Nature Canada

Time to Say NO to the Mackenzie Gas Project

The time has come for the National Energy Board (NEB) to reject the proposed Mackenzie Gas Project (MGP).A decision by the NEB on the proposed $16 billion megaproject is expected in the coming weeks.

The Joint Review Panel (JRP) that exhaustively reviewed the social and environmental impacts of the proposed project made 176 recommendations for approving the project so that it could provide a foundation for the sustainable development of the North.

The Governments of Canada and Northwest Territories, even as they claim to accept the majority of the JRP’s recommendations, are in fact rejecting the JRP’s framework for implementing the project sustainably. In their final response, the Governments’ have only accepted 11 of the 115 recommendations directed to them by the JRP and in most cases, they have not addressed the JRP’s objections to the Governments’ proposal for changing the JRP recommendations. (Actually, despite a JRP call for transparency, the interim governments’ response was never made public and the Panel’s response to it was only available on Environment Canada’s website for a limited period of time before being taken down.)

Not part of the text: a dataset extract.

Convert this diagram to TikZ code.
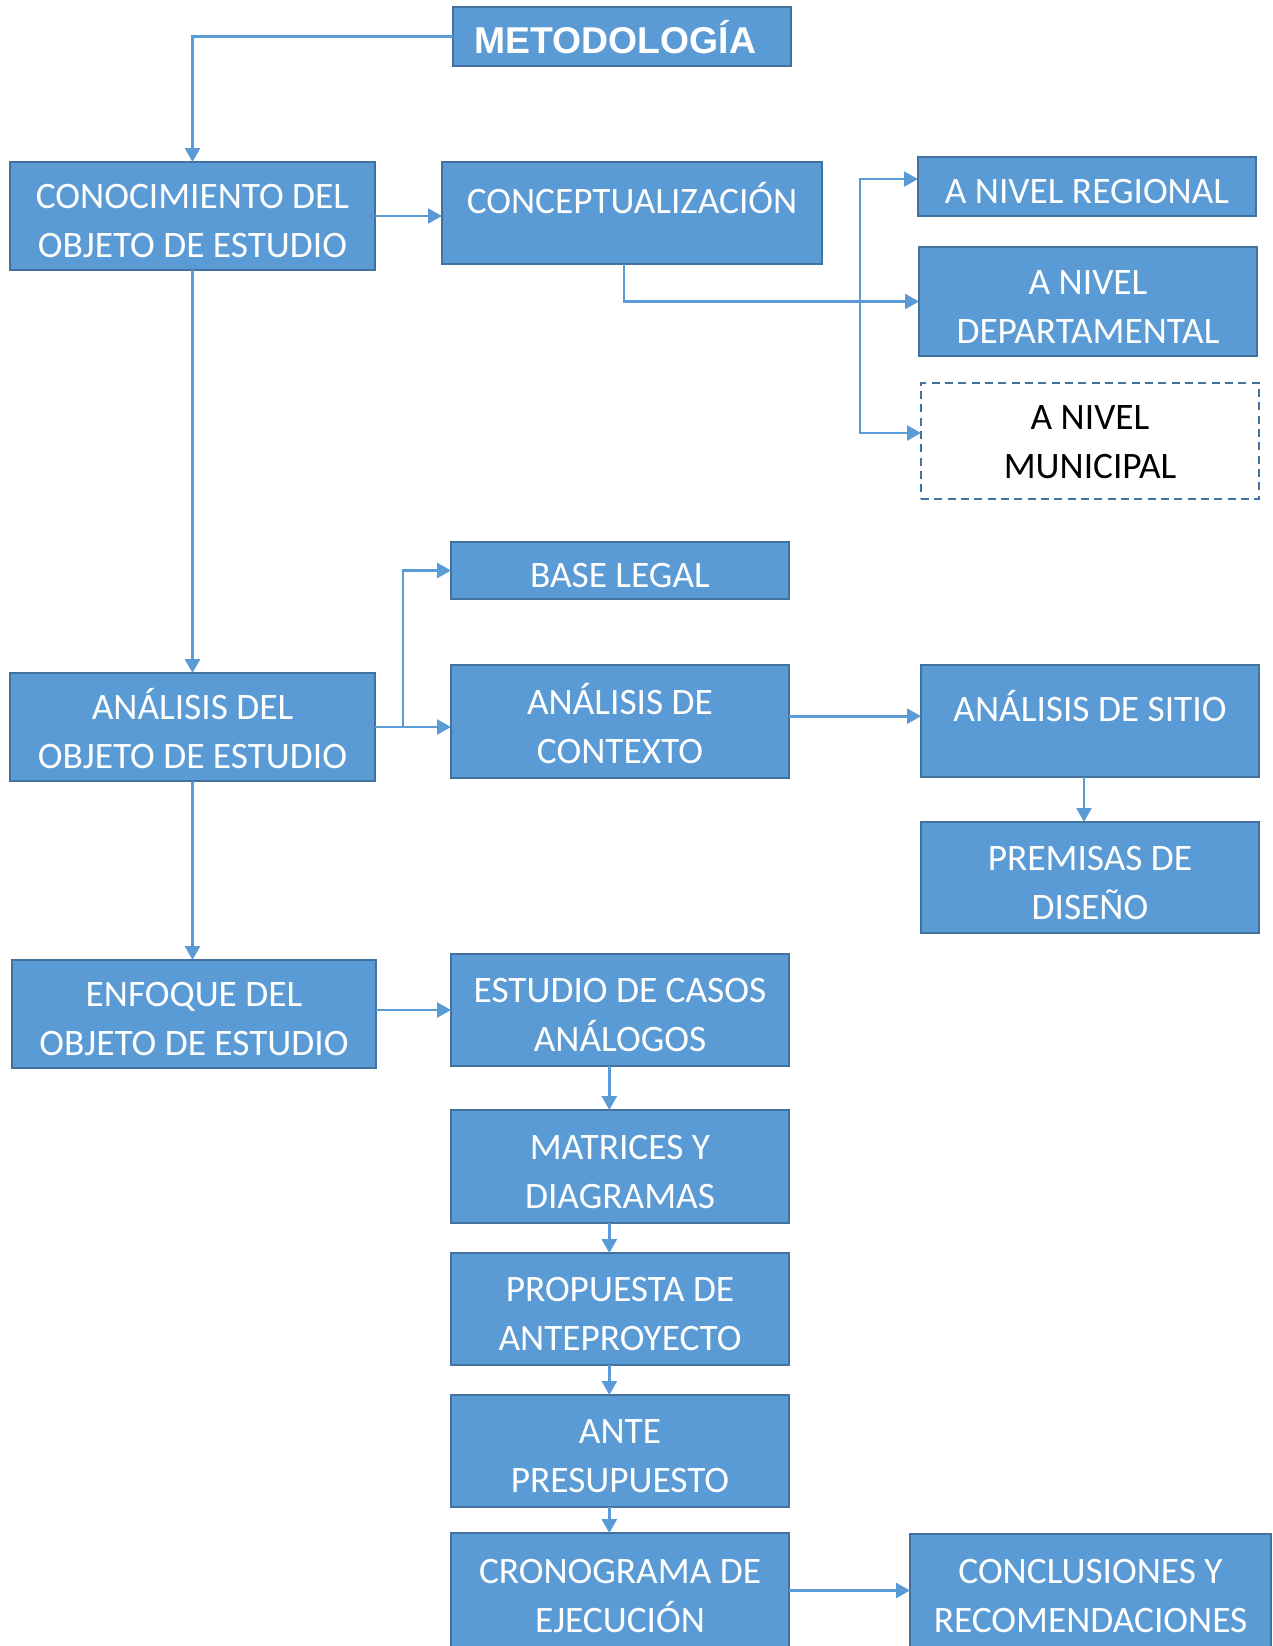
\documentclass[tikz,border=0pt]{standalone}
\usepackage{fontspec}
\setmainfont{Carlito}
\newfontfamily\arialfont{Liberation Sans}
\usetikzlibrary{arrows.meta}
\definecolor{boxfill}{HTML}{5B9BD5}
\definecolor{boxline}{HTML}{41719C}
\definecolor{arrowc}{HTML}{5B9BD5}
\newcommand\ls{\rule[-5.5pt]{0pt}{36.5pt}}
\begin{document}
\begin{tikzpicture}[x=0.75pt,y=-0.75pt,
  box/.style={draw=boxline, line width=1.5pt, fill=boxfill, text=white, inner sep=0pt, outer sep=0pt, align=center, font=\fontsize{28}{36.75}\selectfont},
  dbox/.style={box, fill=white, text=black, dash pattern=on 6pt off 4pt},
  conn/.style={draw=arrowc, line width=2pt, -{Triangle[width=11.25pt,length=10.5pt]}},
]
\useasboundingbox (0,0) rectangle (1273,1646);

\node[box, minimum width={(791-453)*0.75pt}, minimum height={(66-7)*0.75pt}] (meto) at (622,36.5) {\arialfont\bfseries\ls METODOLOGÍA\hspace*{10pt}};
\node[box, minimum width={(375-10)*0.75pt}, minimum height={(270-162)*0.75pt}] (cono) at (192.5,216) {\ls CONOCIMIENTO DEL\\\ls OBJETO DE ESTUDIO};
\node[box, minimum width={(822-442)*0.75pt}, minimum height={(264-162)*0.75pt}] (concept) at (632,213) {\ls CONCEPTUALIZACIÓN\\[-11.25pt]\ls};
\node[box, minimum width={(1256-918)*0.75pt}, minimum height={(216-157)*0.75pt}] (reg) at (1087,186.5) {\ls A NIVEL REGIONAL};
\node[box, minimum width={(1257-919)*0.75pt}, minimum height={(356-247)*0.75pt}] (dept) at (1088,301.5) {\ls A NIVEL\\\ls DEPARTAMENTAL};
\node[dbox, minimum width={(1259-921)*0.75pt}, minimum height={(499-383)*0.75pt}] (mun) at (1090,441) {\ls A NIVEL\\\ls MUNICIPAL\rule[-12.25pt]{0pt}{12.25pt}};
\node[box, minimum width={(789-451)*0.75pt}, minimum height={(599-542)*0.75pt}] (legal) at (620,570.5) {\ls BASE LEGAL};
\node[box, minimum width={(375-10)*0.75pt}, minimum height={(781-673)*0.75pt}] (anal) at (192.5,727) {\ls ANÁLISIS DEL\\\ls OBJETO DE ESTUDIO};
\node[box, minimum width={(789-451)*0.75pt}, minimum height={(778-665)*0.75pt}] (ctx) at (620,721.5) {\ls ANÁLISIS DE\\\ls CONTEXTO};
\node[box, minimum width={(1259-921)*0.75pt}, minimum height={(777-665)*0.75pt}] (sitio) at (1090,721) {\ls ANÁLISIS DE SITIO\\[-11.25pt]\ls};
\node[box, minimum width={(1259-921)*0.75pt}, minimum height={(933-822)*0.75pt}] (prem) at (1090,877.5) {\ls PREMISAS DE\\\ls DISEÑO};
\node[box, minimum width={(376-12)*0.75pt}, minimum height={(1068-960)*0.75pt}] (enf) at (194,1014) {\ls ENFOQUE DEL\\\ls OBJETO DE ESTUDIO};
\node[box, minimum width={(789-451)*0.75pt}, minimum height={(1066-954)*0.75pt}] (est) at (620,1010) {\ls ESTUDIO DE CASOS\\\ls ANÁLOGOS};
\node[box, minimum width={(789-451)*0.75pt}, minimum height={(1223-1110)*0.75pt}] (mat) at (620,1166.5) {\ls MATRICES Y\\\ls DIAGRAMAS};
\node[box, minimum width={(789-451)*0.75pt}, minimum height={(1365-1253)*0.75pt}] (prop) at (620,1309) {\ls PROPUESTA DE\\\ls ANTEPROYECTO};
\node[box, minimum width={(789-451)*0.75pt}, minimum height={(1507-1395)*0.75pt}] (ante) at (620,1451) {\ls ANTE\\\ls PRESUPUESTO};
\node[box, minimum width={(789-451)*0.75pt}, minimum height={(1648-1533)*0.75pt}] (crono) at (620,1590.5) {\ls CRONOGRAMA DE\\\ls EJECUCIÓN};
\node[box, minimum width={(1271-910)*0.75pt}, minimum height={(1648-1534)*0.75pt}] (concl) at (1090.5,1591) {\ls CONCLUSIONES Y\\\ls RECOMENDACIONES};

\coordinate (bus1) at (860,301.5);
\coordinate (bus2) at (403,727);

\draw[conn] (meto.west) -| (cono.north);
\draw[conn] (cono.east) -- (cono.east -| concept.west);
\draw[conn] ([xshift=-6pt]concept.south) |- (dept.west);
\draw[conn] (bus1) |- ([yshift=5.6pt]reg.west);
\draw[conn] (bus1) |- ([yshift=6pt]mun.west);
\draw[conn] (cono.south) -- (cono.south |- anal.north);
\draw[conn] (anal.east) -- (anal.east -| ctx.west);
\draw[conn] (bus2) |- (legal.west);
\draw[conn] ([yshift=4pt]ctx.east) -- ([yshift=4pt]ctx.east -| sitio.west);
\draw[conn] ([xshift=-4.5pt]sitio.south) -- ([xshift=-4.5pt]sitio.south |- prem.north);
\draw[conn] (anal.south) -- (anal.south |- enf.north);
\draw[conn] (enf.east |- est.west) -- (est.west);
\draw[conn] ([xshift=-8pt]est.south) -- ([xshift=-8pt]mat.north);
\draw[conn] ([xshift=-8pt]mat.south) -- ([xshift=-8pt]prop.north);
\draw[conn] ([xshift=-8pt]prop.south) -- ([xshift=-8pt]ante.north);
\draw[conn] ([xshift=-8pt]ante.south) -- ([xshift=-8pt]crono.north);
\draw[conn] (crono.east) -- (crono.east -| concl.west);
\end{tikzpicture}
\end{document}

The Panel concluded that “in the absence of implementation of its Recommendations, and in particular those Recommendations directed to the Governments, the adverse impacts of the Project could be significant and its contribution towards sustainability could be negative. In that event, the opportunity for the Project to provide a foundation for a sustainable northern future would be lost.” (Emphasis in the original.)

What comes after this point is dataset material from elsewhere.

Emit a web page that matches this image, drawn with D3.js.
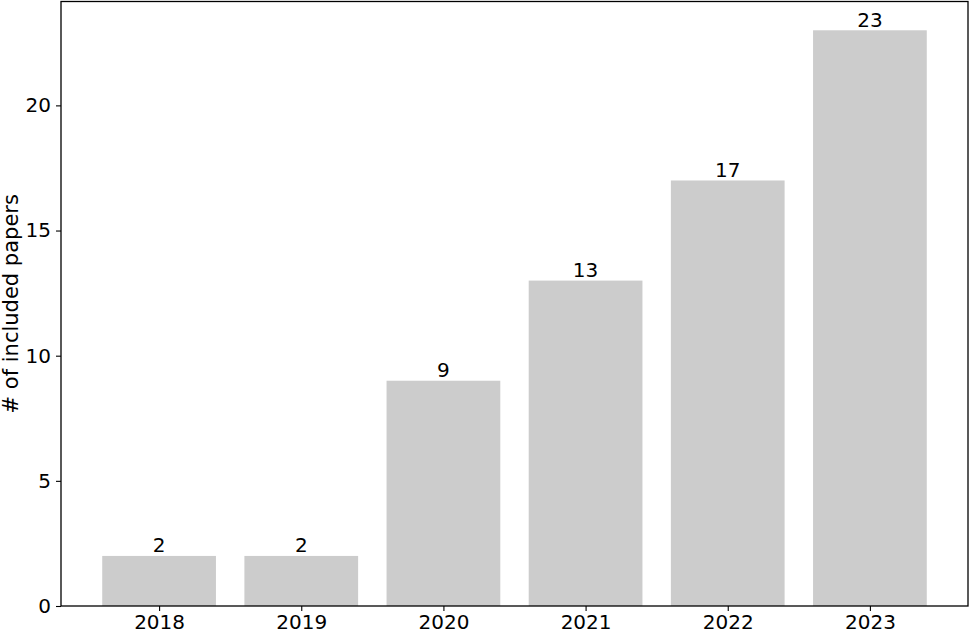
<!DOCTYPE html>
<html><head><meta charset="utf-8">
<script src="https://cdn.jsdelivr.net/npm/d3@7"></script>
<style>body{margin:0;background:#fff}svg{display:block}</style>
</head><body>
<svg id="c" width="970" height="632"></svg>
<script>
const categories = ["2018","2019","2020","2021","2022","2023"];
const values = [2,2,9,13,17,23];
const yTicks = [0,5,10,15,20];
const yLabel = "# of included papers";

const svg = d3.select("#c");
const L = 61, R = 968, T = 1.5, B = 606;
const font = "DejaVu Sans, sans-serif";
const fs = 20;

const x = d3.scaleLinear().domain([-0.69, 5.69]).range([L, R]);
const y = d3.scaleLinear().domain([0, 24.15]).range([B, T]);
const bw = x(0.4) - x(-0.4);

svg.append("g").selectAll("rect").data(values).join("rect")
  .attr("x", (d,i) => x(i) - bw/2)
  .attr("width", bw)
  .attr("y", d => y(d))
  .attr("height", d => y(0) - y(d))
  .attr("fill", "#cccccc");

svg.append("g").selectAll("text").data(values).join("text")
  .attr("x", (d,i) => x(i))
  .attr("y", d => y(d) - 3.5)
  .attr("text-anchor", "middle")
  .attr("font-family", font).attr("font-size", fs)
  .text(d => d);

const xAxis = d3.axisBottom(x).tickValues(d3.range(categories.length))
  .tickFormat(i => categories[i]).tickSize(5).tickPadding(4);
const gx = svg.append("g").attr("transform", `translate(0,${B})`).call(xAxis);
const yAxis = d3.axisLeft(y).tickValues(yTicks).tickSize(5).tickPadding(5);
const gy = svg.append("g").attr("transform", `translate(${L},0)`).call(yAxis);
[gx, gy].forEach(g => {
  g.select(".domain").remove();
  g.selectAll("text").attr("font-family", font).attr("font-size", fs).attr("fill", "#000");
  g.selectAll("line").attr("stroke", "#000").attr("stroke-width", 1.1);
});

svg.append("rect").attr("x", L).attr("y", T).attr("width", R - L).attr("height", B - T)
  .attr("fill", "none").attr("stroke", "#000").attr("stroke-width", 1.3);

svg.append("text")
  .attr("transform", `translate(18,${(T + B) / 2}) rotate(-90)`)
  .attr("text-anchor", "middle")
  .attr("font-family", font).attr("font-size", 21)
  .text(yLabel);
</script>
</body></html>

As we said to the NEB in our 22 November 2010 letter, proceeding with the project without implementing the recommendations of the JRP would compromise a sustainable future for the North. Therefore the project is not in the public interest and the NEB must reject it.

On December 1, 2010 Nature Canada wrote again to the NEB to bring to their attention a recent event that illuminates what the governments’ claims to accept “the intent” of a recommendation might actually mean:

Panel recommendation 11-2 calls for providing areas identified as of high conservation value through the NWT Protected Areas Strategy with interim protection until permanent protection is achieved. The governments accepted “the intent” of this recommendation. How is the Canadian government following through? On October 28, 2010 the government failed to renew crucial interim subsurface protections that had been in place for over eight years on the land beneath Edéhzhíe, leaving the area open to mining claims. Edéhzhíe is one of the most revered sites of the Dehcho and Tłicho Dene communities around western Great Slave Lake, and a candidate National Wildlife Area identified through the NWT Protected Areas Strategy (Step 5) and sponsored by the Canadian Wildlife Service.

This is one of 77 important recommendations for which the governments claim to “accept the intent”. Ten recommendations that are key for the sustainability of the project were rejected.

Sustainability should be the guiding principle for this basin-opening project. It won’t be. The NEB should reject the MGP.